Write out the records beneath this line exactly as they appear, minus any images.

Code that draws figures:
******************************
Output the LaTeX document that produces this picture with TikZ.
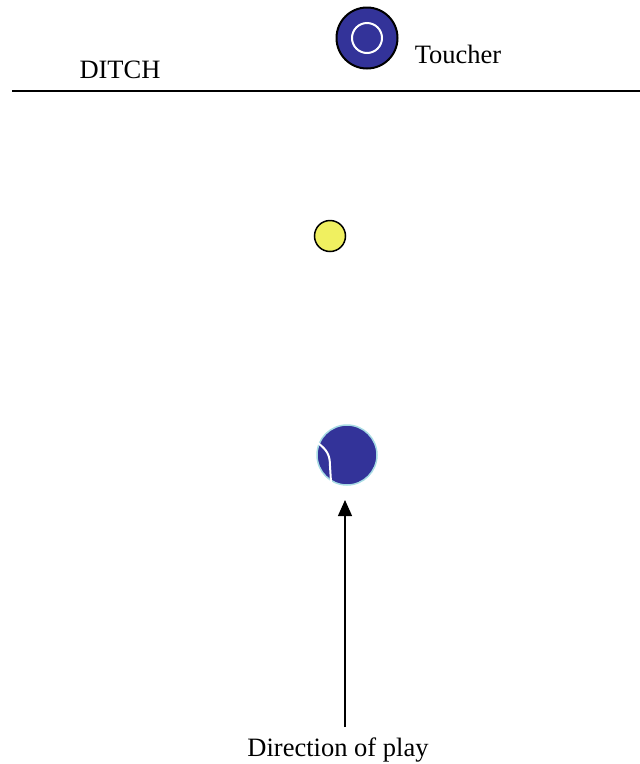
\documentclass[tikz,border=0pt]{standalone}
\usepackage{fontspec}
\setmainfont{Liberation Serif}
\usetikzlibrary{arrows.meta}
\definecolor{bowlblue}{HTML}{333399}
\definecolor{jackyellow}{HTML}{F0F060}
\definecolor{rimcyan}{HTML}{A8DCE4}
\tikzset{
  lbl/.style={font=\fontsize{26.5}{30}\selectfont, inner sep=0pt},
}
\begin{document}
\begin{tikzpicture}[x=1pt,y=-1pt]
\useasboundingbox (0,0) rectangle (640,764);
% ditch line
\coordinate (dl) at (12,91);
\coordinate (dr) at (640,91);
\draw[line width=1.5pt] (dl) -- (dr);
\node[lbl] (ditch) at (120,70) {DITCH};
% toucher bowl
\node[circle, draw=black, line width=2pt, fill=bowlblue, minimum size=61pt, inner sep=0pt] (toucher) at (367,38) {};
\draw[white, line width=2pt] (toucher.center) circle[radius=15];
\node[lbl] (toucherlbl) at (458,54) {Toucher};
% jack
\node[circle, draw=black, line width=1.5pt, fill=jackyellow, minimum size=31pt, inner sep=0pt] (jack) at (330,236) {};
% bowl
\node[circle, draw=rimcyan, line width=1.5pt, fill=bowlblue, minimum size=60pt, inner sep=0pt] (bowl) at (347,455) {};
\draw[white, line width=2pt] (318,443) .. controls (327,450) and (330,455) .. (330,466) -- (331,482);
% arrow
\coordinate (arrstart) at (345,727);
\draw[line width=1.2pt, -{Triangle[length=16pt,width=14pt]}] (arrstart) -- (345,500);
\node[lbl] (dir) at (338,750) {Direction of play};
\end{tikzpicture}
\end{document}
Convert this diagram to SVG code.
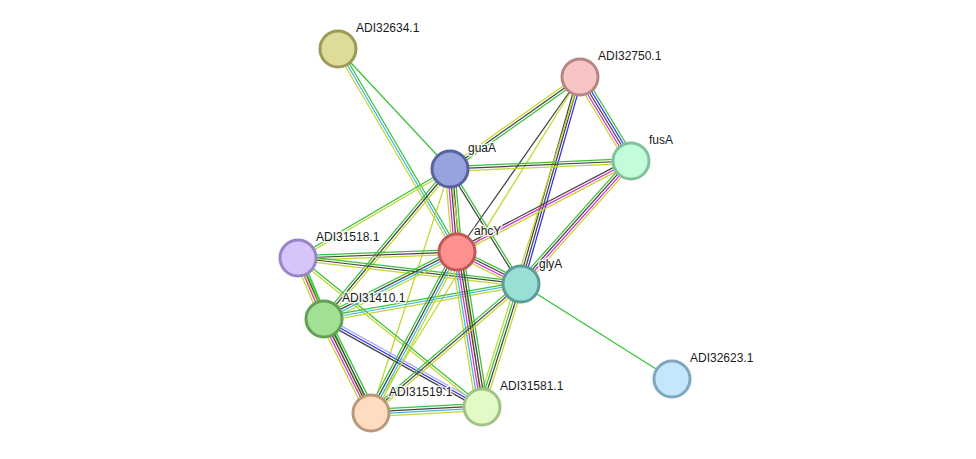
******************************
**Solution to this problem:**
Output the LaTeX document that produces this picture with TikZ.
\documentclass[tikz,border=0pt]{standalone}
\usepackage{fontspec}
\setmainfont{Liberation Serif}
\usetikzlibrary{arrows.meta}
\definecolor{bowlblue}{HTML}{333399}
\definecolor{jackyellow}{HTML}{F0F060}
\definecolor{rimcyan}{HTML}{A8DCE4}
\tikzset{
  lbl/.style={font=\fontsize{26.5}{30}\selectfont, inner sep=0pt},
}
\begin{document}
\begin{tikzpicture}[x=1pt,y=-1pt]
\useasboundingbox (0,0) rectangle (640,764);
% ditch line
\coordinate (dl) at (12,91);
\coordinate (dr) at (640,91);
\draw[line width=1.5pt] (dl) -- (dr);
\node[lbl] (ditch) at (120,70) {DITCH};
% toucher bowl
\node[circle, draw=black, line width=2pt, fill=bowlblue, minimum size=61pt, inner sep=0pt] (toucher) at (367,38) {};
\draw[white, line width=2pt] (toucher.center) circle[radius=15];
\node[lbl] (toucherlbl) at (458,54) {Toucher};
% jack
\node[circle, draw=black, line width=1.5pt, fill=jackyellow, minimum size=31pt, inner sep=0pt] (jack) at (330,236) {};
% bowl
\node[circle, draw=rimcyan, line width=1.5pt, fill=bowlblue, minimum size=60pt, inner sep=0pt] (bowl) at (347,455) {};
\draw[white, line width=2pt] (318,443) .. controls (327,450) and (330,455) .. (330,466) -- (331,482);
% arrow
\coordinate (arrstart) at (345,727);
\draw[line width=1.2pt, -{Triangle[length=16pt,width=14pt]}] (arrstart) -- (345,500);
\node[lbl] (dir) at (338,750) {Direction of play};
\end{tikzpicture}
\end{document}
Convert this diagram to SVG code.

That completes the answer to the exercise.